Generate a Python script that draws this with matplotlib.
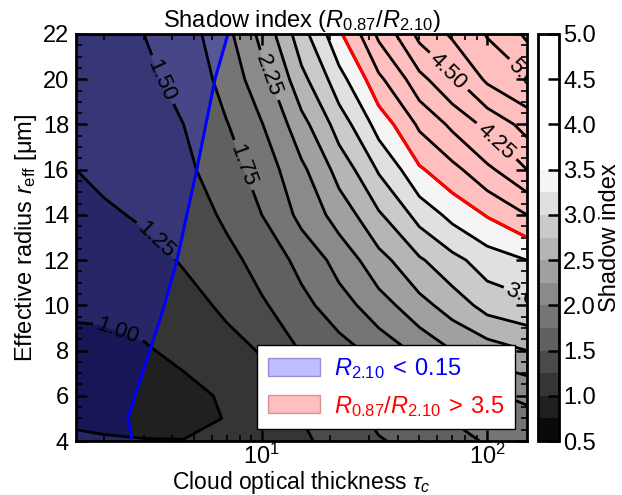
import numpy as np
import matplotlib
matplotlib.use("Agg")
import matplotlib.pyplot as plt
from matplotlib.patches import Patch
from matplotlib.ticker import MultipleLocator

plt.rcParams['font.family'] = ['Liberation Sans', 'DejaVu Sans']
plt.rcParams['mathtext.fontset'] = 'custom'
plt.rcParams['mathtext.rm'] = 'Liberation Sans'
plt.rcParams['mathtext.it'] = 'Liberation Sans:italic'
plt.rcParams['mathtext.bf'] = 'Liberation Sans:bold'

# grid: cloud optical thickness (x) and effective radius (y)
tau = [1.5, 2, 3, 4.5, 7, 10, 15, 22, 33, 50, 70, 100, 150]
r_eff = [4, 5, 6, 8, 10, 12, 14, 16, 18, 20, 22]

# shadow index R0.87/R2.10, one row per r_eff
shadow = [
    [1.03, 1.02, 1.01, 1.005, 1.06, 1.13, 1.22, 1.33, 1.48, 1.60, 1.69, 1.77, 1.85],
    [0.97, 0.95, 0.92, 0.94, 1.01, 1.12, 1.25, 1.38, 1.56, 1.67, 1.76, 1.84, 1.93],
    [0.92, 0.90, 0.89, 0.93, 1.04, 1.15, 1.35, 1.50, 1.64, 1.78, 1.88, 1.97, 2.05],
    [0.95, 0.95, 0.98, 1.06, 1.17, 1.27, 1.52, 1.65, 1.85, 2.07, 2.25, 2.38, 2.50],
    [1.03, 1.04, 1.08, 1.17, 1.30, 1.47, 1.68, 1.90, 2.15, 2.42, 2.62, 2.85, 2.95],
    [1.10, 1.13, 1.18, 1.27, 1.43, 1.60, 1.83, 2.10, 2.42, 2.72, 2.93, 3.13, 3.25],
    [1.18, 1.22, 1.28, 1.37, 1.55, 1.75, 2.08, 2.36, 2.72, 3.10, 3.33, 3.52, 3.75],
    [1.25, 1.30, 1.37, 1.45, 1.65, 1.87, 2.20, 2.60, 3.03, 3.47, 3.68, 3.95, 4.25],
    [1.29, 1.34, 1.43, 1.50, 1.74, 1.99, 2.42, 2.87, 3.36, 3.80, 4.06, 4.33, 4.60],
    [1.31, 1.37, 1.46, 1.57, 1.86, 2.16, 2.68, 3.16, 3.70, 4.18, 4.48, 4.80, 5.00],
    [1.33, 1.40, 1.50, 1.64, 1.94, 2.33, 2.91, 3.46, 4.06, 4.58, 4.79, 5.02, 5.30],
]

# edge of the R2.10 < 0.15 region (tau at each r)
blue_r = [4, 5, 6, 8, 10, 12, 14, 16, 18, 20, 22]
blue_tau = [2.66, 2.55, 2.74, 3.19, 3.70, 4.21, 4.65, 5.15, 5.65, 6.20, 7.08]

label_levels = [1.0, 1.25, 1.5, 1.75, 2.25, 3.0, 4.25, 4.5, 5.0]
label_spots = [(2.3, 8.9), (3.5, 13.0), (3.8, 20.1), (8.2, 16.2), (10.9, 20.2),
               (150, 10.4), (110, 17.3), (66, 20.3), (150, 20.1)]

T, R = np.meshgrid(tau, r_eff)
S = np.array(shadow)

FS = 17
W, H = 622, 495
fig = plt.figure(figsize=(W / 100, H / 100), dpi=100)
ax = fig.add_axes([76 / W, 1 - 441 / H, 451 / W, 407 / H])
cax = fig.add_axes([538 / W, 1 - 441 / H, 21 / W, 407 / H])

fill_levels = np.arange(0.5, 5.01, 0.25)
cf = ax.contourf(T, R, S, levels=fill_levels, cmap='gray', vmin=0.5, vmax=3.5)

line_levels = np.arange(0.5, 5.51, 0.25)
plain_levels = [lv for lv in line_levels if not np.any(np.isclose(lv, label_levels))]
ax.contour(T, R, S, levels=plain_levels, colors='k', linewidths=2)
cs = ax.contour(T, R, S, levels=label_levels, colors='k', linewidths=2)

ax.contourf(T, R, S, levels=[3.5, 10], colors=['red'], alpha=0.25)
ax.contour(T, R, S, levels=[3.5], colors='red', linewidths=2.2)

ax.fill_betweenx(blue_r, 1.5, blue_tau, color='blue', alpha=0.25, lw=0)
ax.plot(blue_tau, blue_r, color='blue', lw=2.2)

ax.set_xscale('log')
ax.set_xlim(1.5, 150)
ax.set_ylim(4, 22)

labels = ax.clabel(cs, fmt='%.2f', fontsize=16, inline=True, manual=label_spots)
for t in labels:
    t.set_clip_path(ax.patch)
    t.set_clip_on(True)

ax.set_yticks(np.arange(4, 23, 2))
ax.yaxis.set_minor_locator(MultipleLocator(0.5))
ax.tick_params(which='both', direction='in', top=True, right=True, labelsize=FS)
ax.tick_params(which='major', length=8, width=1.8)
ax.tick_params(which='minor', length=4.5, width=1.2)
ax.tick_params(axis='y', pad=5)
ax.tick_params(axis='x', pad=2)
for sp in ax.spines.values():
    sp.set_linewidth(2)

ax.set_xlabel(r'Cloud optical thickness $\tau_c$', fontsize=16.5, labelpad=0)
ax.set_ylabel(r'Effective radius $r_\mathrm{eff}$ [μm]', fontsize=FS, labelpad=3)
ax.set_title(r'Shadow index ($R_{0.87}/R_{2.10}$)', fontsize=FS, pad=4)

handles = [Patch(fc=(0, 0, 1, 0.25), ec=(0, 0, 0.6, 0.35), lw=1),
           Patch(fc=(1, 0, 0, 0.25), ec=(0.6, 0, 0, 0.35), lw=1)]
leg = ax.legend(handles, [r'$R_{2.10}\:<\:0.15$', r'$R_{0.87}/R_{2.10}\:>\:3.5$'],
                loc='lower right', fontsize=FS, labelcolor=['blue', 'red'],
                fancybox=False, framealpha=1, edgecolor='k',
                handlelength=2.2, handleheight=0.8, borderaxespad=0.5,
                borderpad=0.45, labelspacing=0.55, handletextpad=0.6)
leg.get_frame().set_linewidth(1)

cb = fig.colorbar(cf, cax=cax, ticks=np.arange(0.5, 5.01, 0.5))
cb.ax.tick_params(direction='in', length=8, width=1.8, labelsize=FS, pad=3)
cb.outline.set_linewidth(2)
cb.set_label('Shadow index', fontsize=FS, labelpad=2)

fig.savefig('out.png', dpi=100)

⁂

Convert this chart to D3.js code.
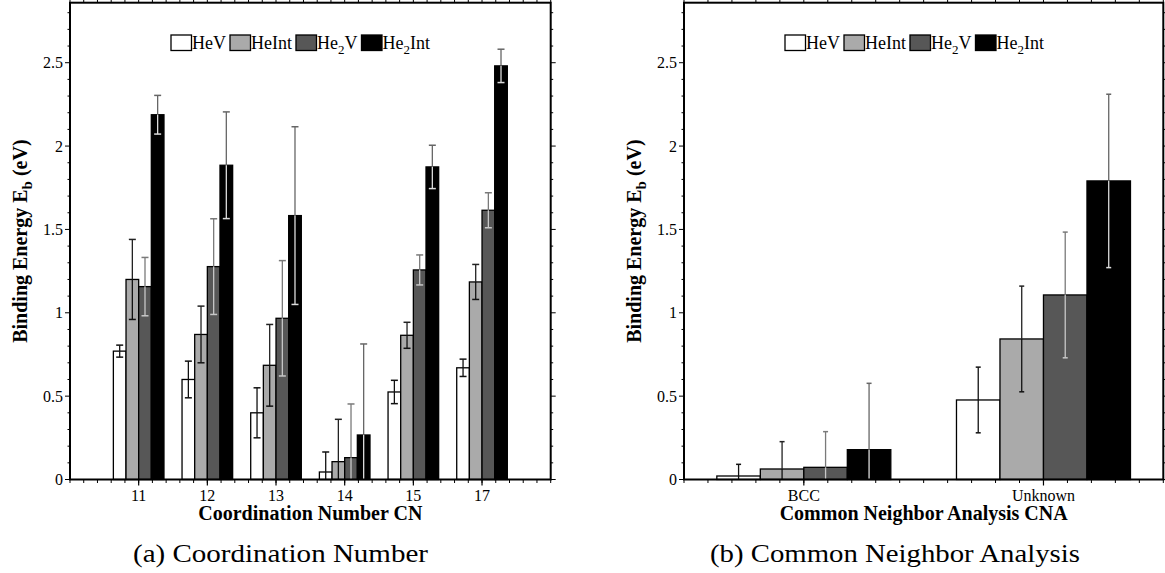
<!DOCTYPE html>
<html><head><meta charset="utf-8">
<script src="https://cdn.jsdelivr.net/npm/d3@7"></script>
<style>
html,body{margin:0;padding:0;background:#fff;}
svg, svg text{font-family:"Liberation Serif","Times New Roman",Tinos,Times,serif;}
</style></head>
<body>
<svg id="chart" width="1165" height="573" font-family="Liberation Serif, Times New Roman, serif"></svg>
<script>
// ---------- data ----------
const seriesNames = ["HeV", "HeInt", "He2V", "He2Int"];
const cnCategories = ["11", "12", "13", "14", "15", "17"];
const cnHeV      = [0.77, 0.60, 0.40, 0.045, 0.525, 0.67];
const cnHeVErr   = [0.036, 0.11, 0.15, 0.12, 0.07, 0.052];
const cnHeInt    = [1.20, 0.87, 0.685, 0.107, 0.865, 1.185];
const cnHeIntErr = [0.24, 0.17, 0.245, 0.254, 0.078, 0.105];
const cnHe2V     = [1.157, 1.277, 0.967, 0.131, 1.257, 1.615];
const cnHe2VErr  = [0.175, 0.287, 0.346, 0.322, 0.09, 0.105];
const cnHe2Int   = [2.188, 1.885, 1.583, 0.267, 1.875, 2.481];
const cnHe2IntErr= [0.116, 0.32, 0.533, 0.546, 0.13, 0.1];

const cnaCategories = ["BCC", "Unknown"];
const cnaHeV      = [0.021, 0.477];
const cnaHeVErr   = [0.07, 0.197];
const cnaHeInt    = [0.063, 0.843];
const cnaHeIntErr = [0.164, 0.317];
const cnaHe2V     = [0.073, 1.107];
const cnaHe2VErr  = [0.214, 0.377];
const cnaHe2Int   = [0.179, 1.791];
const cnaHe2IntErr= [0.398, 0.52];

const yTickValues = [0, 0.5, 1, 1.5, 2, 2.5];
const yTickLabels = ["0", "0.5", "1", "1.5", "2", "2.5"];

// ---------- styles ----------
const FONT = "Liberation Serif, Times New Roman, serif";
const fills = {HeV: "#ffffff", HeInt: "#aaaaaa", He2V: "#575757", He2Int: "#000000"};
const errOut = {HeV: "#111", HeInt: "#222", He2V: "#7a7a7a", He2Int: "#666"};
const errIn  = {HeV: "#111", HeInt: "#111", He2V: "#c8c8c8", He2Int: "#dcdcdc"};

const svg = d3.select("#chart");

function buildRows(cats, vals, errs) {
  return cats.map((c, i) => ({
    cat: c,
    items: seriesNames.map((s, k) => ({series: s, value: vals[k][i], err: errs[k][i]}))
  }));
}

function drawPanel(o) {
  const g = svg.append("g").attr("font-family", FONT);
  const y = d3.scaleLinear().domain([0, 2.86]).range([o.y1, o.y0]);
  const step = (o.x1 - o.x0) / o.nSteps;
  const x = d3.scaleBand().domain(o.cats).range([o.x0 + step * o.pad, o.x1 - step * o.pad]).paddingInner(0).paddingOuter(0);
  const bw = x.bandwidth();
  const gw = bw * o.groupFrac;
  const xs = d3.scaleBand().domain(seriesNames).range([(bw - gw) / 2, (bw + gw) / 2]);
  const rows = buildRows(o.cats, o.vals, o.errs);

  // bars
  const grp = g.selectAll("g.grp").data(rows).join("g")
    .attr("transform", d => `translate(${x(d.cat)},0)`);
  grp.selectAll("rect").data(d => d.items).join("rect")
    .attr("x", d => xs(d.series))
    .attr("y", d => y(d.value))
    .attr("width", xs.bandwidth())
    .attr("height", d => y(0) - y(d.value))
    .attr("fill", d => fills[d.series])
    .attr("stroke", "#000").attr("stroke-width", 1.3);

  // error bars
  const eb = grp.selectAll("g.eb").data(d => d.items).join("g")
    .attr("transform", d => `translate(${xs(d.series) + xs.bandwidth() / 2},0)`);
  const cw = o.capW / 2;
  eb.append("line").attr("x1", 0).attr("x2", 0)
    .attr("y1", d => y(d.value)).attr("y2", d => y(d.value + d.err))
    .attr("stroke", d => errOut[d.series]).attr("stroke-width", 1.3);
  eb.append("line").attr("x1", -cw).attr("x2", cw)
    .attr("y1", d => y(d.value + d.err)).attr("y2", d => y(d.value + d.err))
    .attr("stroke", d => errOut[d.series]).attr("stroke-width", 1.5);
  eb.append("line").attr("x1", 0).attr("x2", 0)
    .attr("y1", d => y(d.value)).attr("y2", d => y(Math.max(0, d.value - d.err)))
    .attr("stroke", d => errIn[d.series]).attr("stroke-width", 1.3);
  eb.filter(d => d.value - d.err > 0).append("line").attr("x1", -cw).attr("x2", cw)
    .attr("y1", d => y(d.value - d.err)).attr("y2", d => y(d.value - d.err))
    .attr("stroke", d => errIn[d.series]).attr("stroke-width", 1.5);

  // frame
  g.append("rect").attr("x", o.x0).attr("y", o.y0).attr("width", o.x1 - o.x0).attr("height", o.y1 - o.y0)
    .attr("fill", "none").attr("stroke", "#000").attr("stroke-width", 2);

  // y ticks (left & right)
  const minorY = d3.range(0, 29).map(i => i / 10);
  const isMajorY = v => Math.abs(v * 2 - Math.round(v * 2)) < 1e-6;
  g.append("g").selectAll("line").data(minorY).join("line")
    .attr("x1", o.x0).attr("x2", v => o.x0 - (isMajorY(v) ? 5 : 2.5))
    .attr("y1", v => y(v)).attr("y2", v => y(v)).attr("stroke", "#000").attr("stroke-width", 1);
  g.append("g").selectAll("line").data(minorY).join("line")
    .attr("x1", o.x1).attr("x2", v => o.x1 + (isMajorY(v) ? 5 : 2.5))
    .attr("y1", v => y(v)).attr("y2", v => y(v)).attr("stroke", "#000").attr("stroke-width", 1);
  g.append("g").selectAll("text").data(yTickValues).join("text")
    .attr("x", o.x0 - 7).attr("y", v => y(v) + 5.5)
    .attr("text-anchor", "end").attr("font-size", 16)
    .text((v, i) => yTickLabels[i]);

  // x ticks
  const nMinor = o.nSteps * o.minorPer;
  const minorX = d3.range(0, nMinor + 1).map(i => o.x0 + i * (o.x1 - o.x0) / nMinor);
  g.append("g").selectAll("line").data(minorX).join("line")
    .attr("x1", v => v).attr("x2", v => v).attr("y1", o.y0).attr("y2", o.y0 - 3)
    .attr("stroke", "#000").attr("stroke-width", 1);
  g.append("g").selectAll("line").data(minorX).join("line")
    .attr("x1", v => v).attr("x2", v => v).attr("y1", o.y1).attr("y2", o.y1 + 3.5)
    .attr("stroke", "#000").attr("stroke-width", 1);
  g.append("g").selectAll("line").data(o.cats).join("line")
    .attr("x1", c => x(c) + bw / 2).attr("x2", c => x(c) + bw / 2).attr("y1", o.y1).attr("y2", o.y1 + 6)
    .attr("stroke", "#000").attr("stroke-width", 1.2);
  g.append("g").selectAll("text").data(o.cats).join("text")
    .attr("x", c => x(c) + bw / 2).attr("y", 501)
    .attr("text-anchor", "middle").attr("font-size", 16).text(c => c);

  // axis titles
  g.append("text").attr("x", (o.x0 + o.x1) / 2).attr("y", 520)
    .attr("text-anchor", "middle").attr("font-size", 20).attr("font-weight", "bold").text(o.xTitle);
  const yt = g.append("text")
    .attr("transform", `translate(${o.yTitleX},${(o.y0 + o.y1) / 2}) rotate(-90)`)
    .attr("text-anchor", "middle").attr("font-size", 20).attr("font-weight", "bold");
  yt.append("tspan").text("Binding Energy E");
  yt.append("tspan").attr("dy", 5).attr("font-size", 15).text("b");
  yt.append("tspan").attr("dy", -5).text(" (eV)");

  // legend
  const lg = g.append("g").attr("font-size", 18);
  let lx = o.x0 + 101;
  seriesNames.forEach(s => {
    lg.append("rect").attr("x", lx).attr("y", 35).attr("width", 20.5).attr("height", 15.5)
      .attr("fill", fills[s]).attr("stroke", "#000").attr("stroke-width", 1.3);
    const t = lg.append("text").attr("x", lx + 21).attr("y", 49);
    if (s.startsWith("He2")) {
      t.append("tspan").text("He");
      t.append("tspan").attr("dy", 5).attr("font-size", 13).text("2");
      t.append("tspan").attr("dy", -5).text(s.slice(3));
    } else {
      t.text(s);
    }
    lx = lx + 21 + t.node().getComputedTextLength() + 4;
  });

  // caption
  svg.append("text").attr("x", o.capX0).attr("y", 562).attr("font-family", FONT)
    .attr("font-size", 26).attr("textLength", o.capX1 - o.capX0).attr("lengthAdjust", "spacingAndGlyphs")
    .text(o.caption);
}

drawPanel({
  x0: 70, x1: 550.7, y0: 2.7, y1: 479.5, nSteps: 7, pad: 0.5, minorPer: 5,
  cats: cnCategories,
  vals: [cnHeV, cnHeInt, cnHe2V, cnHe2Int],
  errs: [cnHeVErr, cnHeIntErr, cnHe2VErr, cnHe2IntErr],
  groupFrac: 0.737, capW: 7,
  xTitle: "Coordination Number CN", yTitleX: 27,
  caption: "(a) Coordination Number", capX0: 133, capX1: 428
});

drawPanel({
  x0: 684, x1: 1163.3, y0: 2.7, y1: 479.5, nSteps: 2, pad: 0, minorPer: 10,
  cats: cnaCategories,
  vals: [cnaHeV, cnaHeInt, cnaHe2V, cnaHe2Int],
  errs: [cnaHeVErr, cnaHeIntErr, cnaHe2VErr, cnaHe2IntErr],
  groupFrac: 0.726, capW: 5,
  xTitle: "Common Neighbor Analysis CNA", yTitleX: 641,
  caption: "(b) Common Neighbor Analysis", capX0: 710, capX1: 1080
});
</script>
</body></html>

⁂

Reproduce exactly the lines above starting at the line containing "Generate a Python" and ending at the line containing "from matplotlib.ticker import MultipleLocator", including both, but not the pictures.

Generate a Python script that draws this with matplotlib.
import numpy as np
import matplotlib
matplotlib.use("Agg")
import matplotlib.pyplot as plt
from matplotlib.patches import Patch
from matplotlib.ticker import MultipleLocator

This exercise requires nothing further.